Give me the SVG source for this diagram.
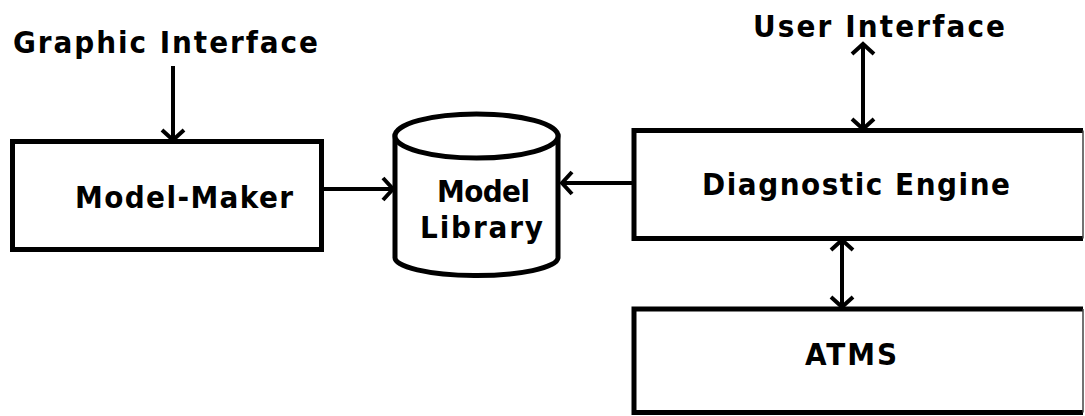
<svg xmlns="http://www.w3.org/2000/svg" width="1085" height="416" viewBox="0 0 1085 416">
  <style>
    .box { fill: #ffffff; stroke: #000000; stroke-width: 5; }
    .edge { fill: none; stroke: #000000; stroke-width: 5; stroke-linejoin: miter; }
    .thin { fill: none; stroke: #444444; stroke-width: 1.5; }
    .conn { fill: none; stroke: #000000; stroke-width: 4; }
    .lbl { font-family: "DejaVu Sans Condensed", "DejaVu Sans", "Liberation Sans", sans-serif; font-stretch: condensed; font-weight: bold; font-size: 31px; fill: #000000; }
  </style>
  <defs>
    <marker id="head" viewBox="-2 -14 16 28" refX="9" refY="0" markerWidth="16" markerHeight="28" markerUnits="userSpaceOnUse" orient="auto-start-reverse">
      <path d="M0,-11 L10,0 L0,11" fill="none" stroke="#000000" stroke-width="4" stroke-linejoin="miter"/>
    </marker>
  </defs>
  <rect width="1085" height="416" fill="#ffffff"/>

  <g id="graphic-interface">
    <text class="lbl" x="13" y="53" textLength="305" lengthAdjust="spacing">Graphic Interface</text>
  </g>

  <g id="user-interface">
    <text class="lbl" x="753" y="37" textLength="252" lengthAdjust="spacing">User Interface</text>
  </g>

  <g id="model-maker">
    <rect class="box" x="12.5" y="141.5" width="309" height="108"/>
    <text class="lbl" x="75" y="208" textLength="218" lengthAdjust="spacing">Model-Maker</text>
  </g>

  <g id="model-library">
    <path class="box" d="M395,136 L395,257 A81.5,18 0 0 0 558,258 L558,136 Z"/>
    <ellipse class="box" cx="476.5" cy="136" rx="81.5" ry="22"/>
    <text class="lbl" x="437" y="202" textLength="93" lengthAdjust="spacing">Model</text>
    <text class="lbl" x="420" y="238" textLength="123" lengthAdjust="spacing">Library</text>
  </g>

  <g id="diagnostic-engine">
    <rect x="634" y="130.5" width="449" height="108" fill="#ffffff"/>
    <path class="edge" d="M1083,130.5 H634 V238.5 H1083"/>
    <line class="thin" x1="1083" y1="130.5" x2="1083" y2="238.5"/>
    <text class="lbl" x="702" y="195" textLength="308" lengthAdjust="spacing">Diagnostic Engine</text>
  </g>

  <g id="atms">
    <rect x="634" y="309" width="449" height="103.5" fill="#ffffff"/>
    <path class="edge" d="M1083,309 H634 V412.5 H1083"/>
    <line class="thin" x1="1083" y1="309" x2="1083" y2="412.5"/>
    <text class="lbl" x="805" y="365" textLength="92" lengthAdjust="spacing">ATMS</text>
  </g>

  <g id="connectors">
    <line class="conn" x1="173" y1="66" x2="173" y2="139" marker-end="url(#head)"/>
    <line class="conn" x1="324" y1="189" x2="392" y2="189" marker-end="url(#head)"/>
    <line class="conn" x1="632" y1="183" x2="563" y2="183" marker-end="url(#head)"/>
    <line class="conn" x1="863" y1="45" x2="863" y2="128" marker-start="url(#head)" marker-end="url(#head)"/>
    <line class="conn" x1="842" y1="241" x2="842" y2="306" marker-start="url(#head)" marker-end="url(#head)"/>
  </g>
</svg>
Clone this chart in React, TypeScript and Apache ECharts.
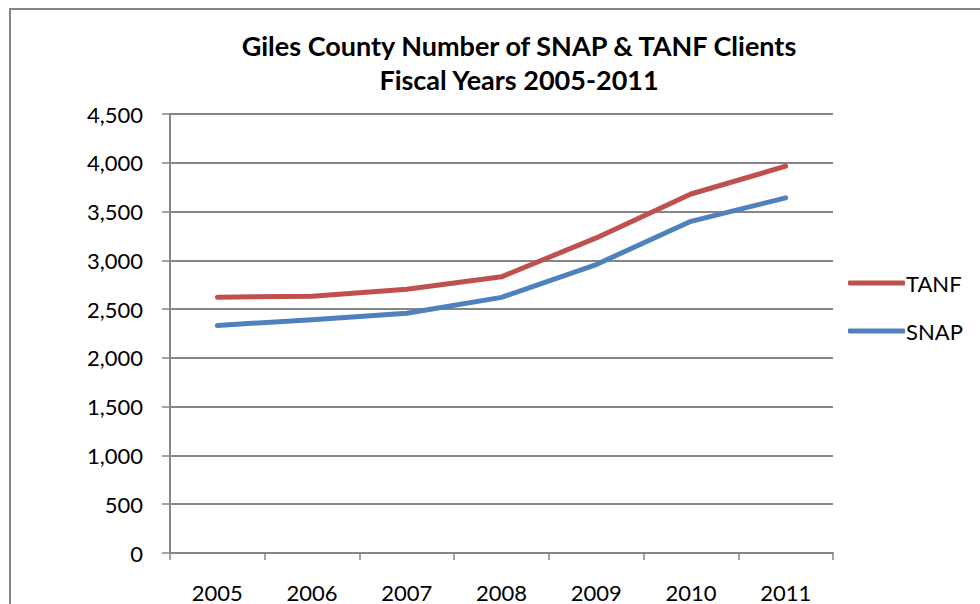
- - - -
• [What is needed] Leave out the pictures and copy every record above exactly.

• [Complete output]
Give me the SVG source for this diagram.
<svg xmlns="http://www.w3.org/2000/svg" width="1085" height="416" viewBox="0 0 1085 416">
  <style>
    .box { fill: #ffffff; stroke: #000000; stroke-width: 5; }
    .edge { fill: none; stroke: #000000; stroke-width: 5; stroke-linejoin: miter; }
    .thin { fill: none; stroke: #444444; stroke-width: 1.5; }
    .conn { fill: none; stroke: #000000; stroke-width: 4; }
    .lbl { font-family: "DejaVu Sans Condensed", "DejaVu Sans", "Liberation Sans", sans-serif; font-stretch: condensed; font-weight: bold; font-size: 31px; fill: #000000; }
  </style>
  <defs>
    <marker id="head" viewBox="-2 -14 16 28" refX="9" refY="0" markerWidth="16" markerHeight="28" markerUnits="userSpaceOnUse" orient="auto-start-reverse">
      <path d="M0,-11 L10,0 L0,11" fill="none" stroke="#000000" stroke-width="4" stroke-linejoin="miter"/>
    </marker>
  </defs>
  <rect width="1085" height="416" fill="#ffffff"/>

  <g id="graphic-interface">
    <text class="lbl" x="13" y="53" textLength="305" lengthAdjust="spacing">Graphic Interface</text>
  </g>

  <g id="user-interface">
    <text class="lbl" x="753" y="37" textLength="252" lengthAdjust="spacing">User Interface</text>
  </g>

  <g id="model-maker">
    <rect class="box" x="12.5" y="141.5" width="309" height="108"/>
    <text class="lbl" x="75" y="208" textLength="218" lengthAdjust="spacing">Model-Maker</text>
  </g>

  <g id="model-library">
    <path class="box" d="M395,136 L395,257 A81.5,18 0 0 0 558,258 L558,136 Z"/>
    <ellipse class="box" cx="476.5" cy="136" rx="81.5" ry="22"/>
    <text class="lbl" x="437" y="202" textLength="93" lengthAdjust="spacing">Model</text>
    <text class="lbl" x="420" y="238" textLength="123" lengthAdjust="spacing">Library</text>
  </g>

  <g id="diagnostic-engine">
    <rect x="634" y="130.5" width="449" height="108" fill="#ffffff"/>
    <path class="edge" d="M1083,130.5 H634 V238.5 H1083"/>
    <line class="thin" x1="1083" y1="130.5" x2="1083" y2="238.5"/>
    <text class="lbl" x="702" y="195" textLength="308" lengthAdjust="spacing">Diagnostic Engine</text>
  </g>

  <g id="atms">
    <rect x="634" y="309" width="449" height="103.5" fill="#ffffff"/>
    <path class="edge" d="M1083,309 H634 V412.5 H1083"/>
    <line class="thin" x1="1083" y1="309" x2="1083" y2="412.5"/>
    <text class="lbl" x="805" y="365" textLength="92" lengthAdjust="spacing">ATMS</text>
  </g>

  <g id="connectors">
    <line class="conn" x1="173" y1="66" x2="173" y2="139" marker-end="url(#head)"/>
    <line class="conn" x1="324" y1="189" x2="392" y2="189" marker-end="url(#head)"/>
    <line class="conn" x1="632" y1="183" x2="563" y2="183" marker-end="url(#head)"/>
    <line class="conn" x1="863" y1="45" x2="863" y2="128" marker-start="url(#head)" marker-end="url(#head)"/>
    <line class="conn" x1="842" y1="241" x2="842" y2="306" marker-start="url(#head)" marker-end="url(#head)"/>
  </g>
</svg>
Clone this chart in React, TypeScript and Apache ECharts.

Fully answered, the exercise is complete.